O Espírito de Verdade, no Evangelho Segundo o
Espiritismo (cap. VI), convida-nos a aproveitar cada dia como oportunidade de
progresso e caridade, de modo que, ao deixar este mundo, possamos fazê-lo com a
consciência tranquila. Viver “como se não
houvesse amanhã” não é viver na pressa, mas na plenitude — com afeto,
gratidão e atos de amor.
Perdão e
reconciliação
O Espiritismo reforça que as mágoas e
ressentimentos são pesos que levamos para além do túmulo, dificultando a
libertação e a paz no plano espiritual. Kardec, na Revista Espírita de dezembro de 1861, relata comunicações de
Espíritos arrependidos por não terem se reconciliado em vida. Assim, o convite
é claro: perdoar agora, resolver agora, reconciliar agora. O tempo que temos é
o presente.
A morte
como reencontro
A Doutrina Espírita não vê a morte como separação
definitiva, mas como pausa temporária. Os laços de amor persistem, e a vida
espiritual nos aproxima novamente daqueles que amamos, quando o merecimento e a
lei divina assim permitem. Essa certeza consola e fortalece diante da partida
de entes queridos.
Viver com
a casa limpa e a mesa posta
O poema “Consoada”, de Manuel Bandeira, ilustra
poeticamente o ideal espírita: aguardar a “indesejada das gentes” com a casa em
ordem e o coração sereno. Para o Espírito, essa “casa limpa” é a consciência
livre de culpas graves, os deveres cumpridos, a vida marcada por mais sorrisos
do que lágrimas causadas.
Conclusão
Viver como se não houvesse amanhã, sob a luz do
Espiritismo, é assumir que a morte é apenas passagem. É cultivar desde já uma
vida de amor, perdão e serviço, para que, ao final, possamos dizer: “O meu dia foi bom, pode a noite descer”.

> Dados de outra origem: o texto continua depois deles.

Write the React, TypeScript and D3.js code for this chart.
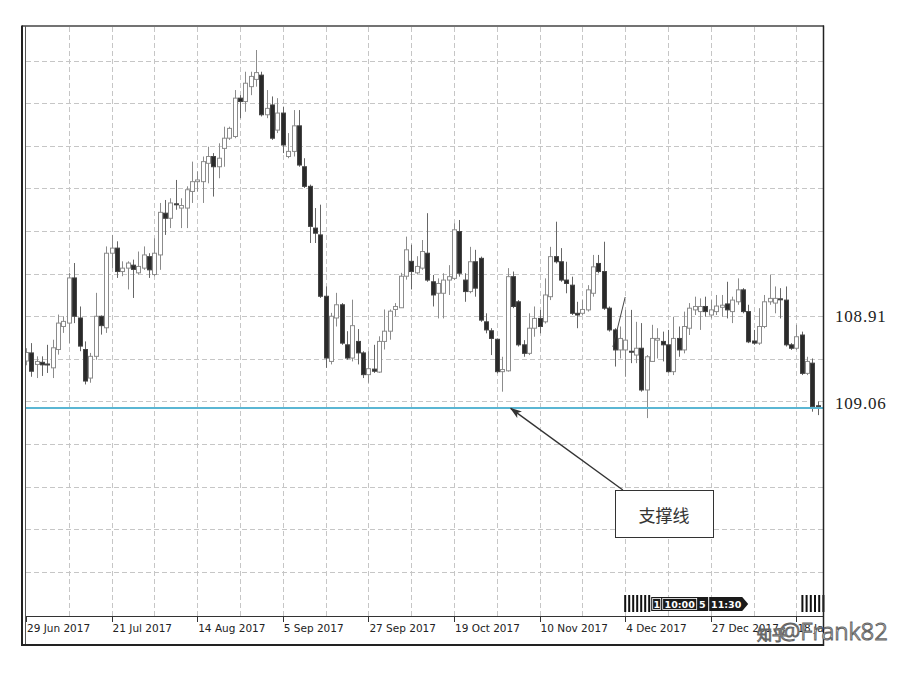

Quando a hora chegar, que possamos partir com a
alma leve e a certeza de que o amanhã, para o Espírito, nunca deixa de existir.
Referências
- KARDEC, Allan. O Livro dos Espíritos. Tradução de Guillon
Ribeiro. 88. ed. Rio de Janeiro: FEB, 2023. Questões 149-165.

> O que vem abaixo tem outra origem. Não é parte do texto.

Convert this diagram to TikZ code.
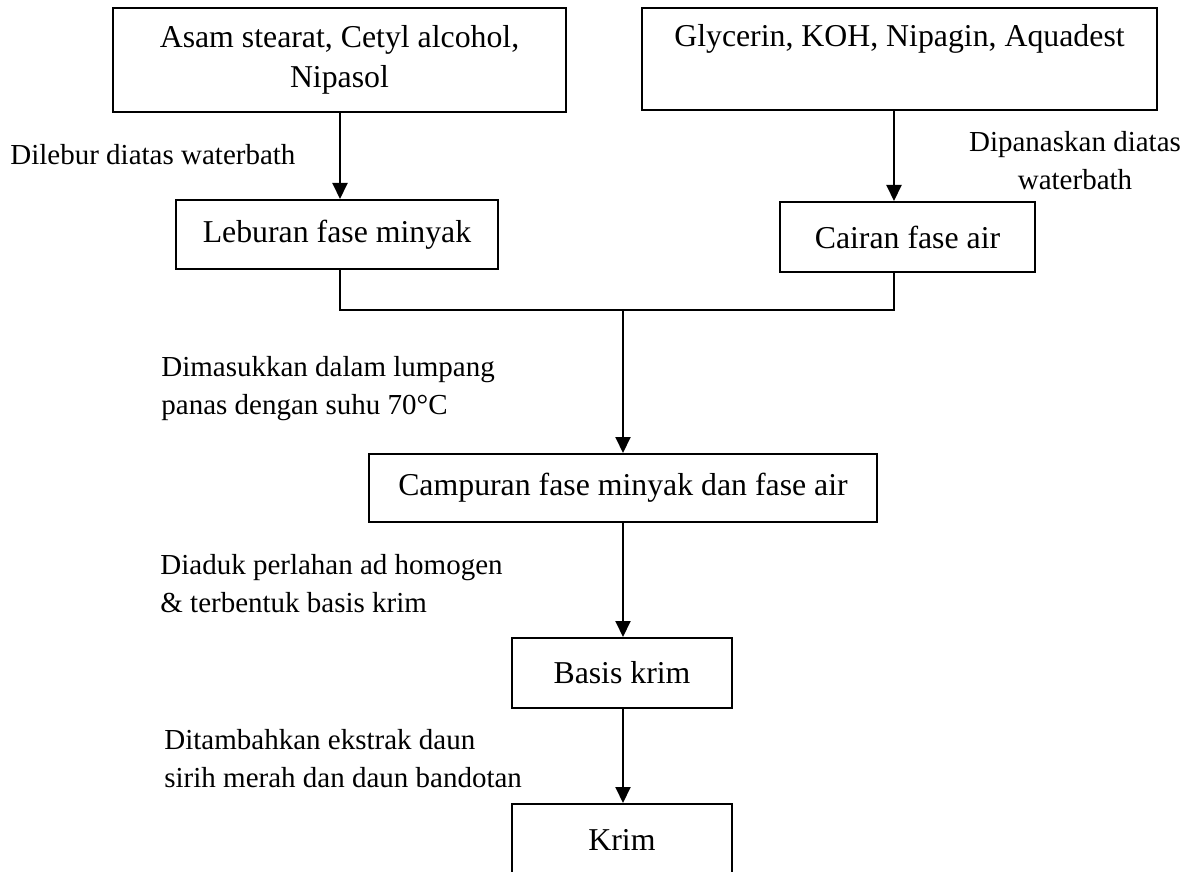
\documentclass[tikz,border=0pt]{standalone}
\usepackage{fontspec}
\setmainfont{Liberation Serif}
\usetikzlibrary{arrows.meta}
\begin{document}
\begin{tikzpicture}[x=0.5pt,y=-0.5pt,
  box/.style={draw, line width=1pt, inner sep=0pt, align=center, font=\fontsize{15.9}{20}\selectfont},
  lbl/.style={inner sep=0pt, font=\fontsize{14.5}{19}\selectfont},
  arr/.style={line width=1pt, -{Triangle[length=8pt,width=7.5pt]}},
  ln/.style={line width=1pt}]
\useasboundingbox (0,0) rectangle (1201,872);
\node[box, minimum width=226.5pt, minimum height=52pt] (b1) at (339.5,60) {\strut Asam stearat, Cetyl alcohol,\\\strut Nipasol};
\node[box, minimum width=257.5pt, minimum height=51pt] (b2) at (899.5,59) {\strut Glycerin, KOH, Nipagin, Aquadest\\\strut};
\node[box, minimum width=161pt, minimum height=34.5pt] (b3) at (337,234.5) {Leburan fase minyak};
\node[box, minimum width=127.5pt, minimum height=35pt] (b4) at (907.5,237) {Cairan fase air};
\node[box, minimum width=254pt, minimum height=34pt] (b5) at (623,488) {Campuran fase minyak dan fase air};
\node[box, minimum width=110pt, minimum height=35pt] (b6) at (622,673) {Basis krim};
\node[box, minimum width=110pt, minimum height=36pt] (b7) at (622,840) {Krim};
\node[lbl, anchor=west] (l1) at (10,155) {Dilebur diatas waterbath};
\node[lbl, align=center] (l2) at (1075,161) {Dipanaskan diatas\\waterbath};
\node[lbl, align=left, anchor=west] (l3) at (161,389) {Dimasukkan dalam lumpang\\panas dengan suhu 70°C};
\node[lbl, align=left, anchor=west] (l4) at (160,584) {Diaduk perlahan ad homogen\\\& terbentuk basis krim};
\node[lbl, align=left, anchor=west] (l5) at (164,759) {Ditambahkan ekstrak daun\\sirih merah dan daun bandotan};
\coordinate (cl) at (340,0);
\coordinate (cr) at (894,0);
\coordinate (cc) at (623,0);
\coordinate (jy) at (0,310);
\draw[arr] (cl |- b1.south) -- (cl |- b3.north);
\draw[arr] (cr |- b2.south) -- (cr |- b4.north);
\draw[ln] (cl |- b3.south) -- (cl |- jy) -- (cr |- jy) -- (cr |- b4.south);
\draw[arr] (cc |- jy) -- (cc |- b5.north);
\draw[arr] (cc |- b5.south) -- (cc |- b6.north);
\draw[arr] (cc |- b6.south) -- (cc |- b7.north);
\end{tikzpicture}
\end{document}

- KARDEC, Allan. O Evangelho segundo o Espiritismo. Tradução
de Guillon Ribeiro. Rio de Janeiro: FEB, 2023. Cap. VI.
- KARDEC, Allan. Revista Espírita – Jornal de Estudos Psicológicos.
Dezembro de 1861.
- KÜBLER-ROSS, Elizabeth. Sobre a morte e o morrer. São Paulo:
Martins Fontes, 1998.
- MOMENTO ESPÍRITA. Viver como se não houvesse amanhã.
Disponível em: momento.com.br.
- BANDEIRA, Manuel. Consoada. In: Poesias completas.
Rio de Janeiro: José Olympio, 2001.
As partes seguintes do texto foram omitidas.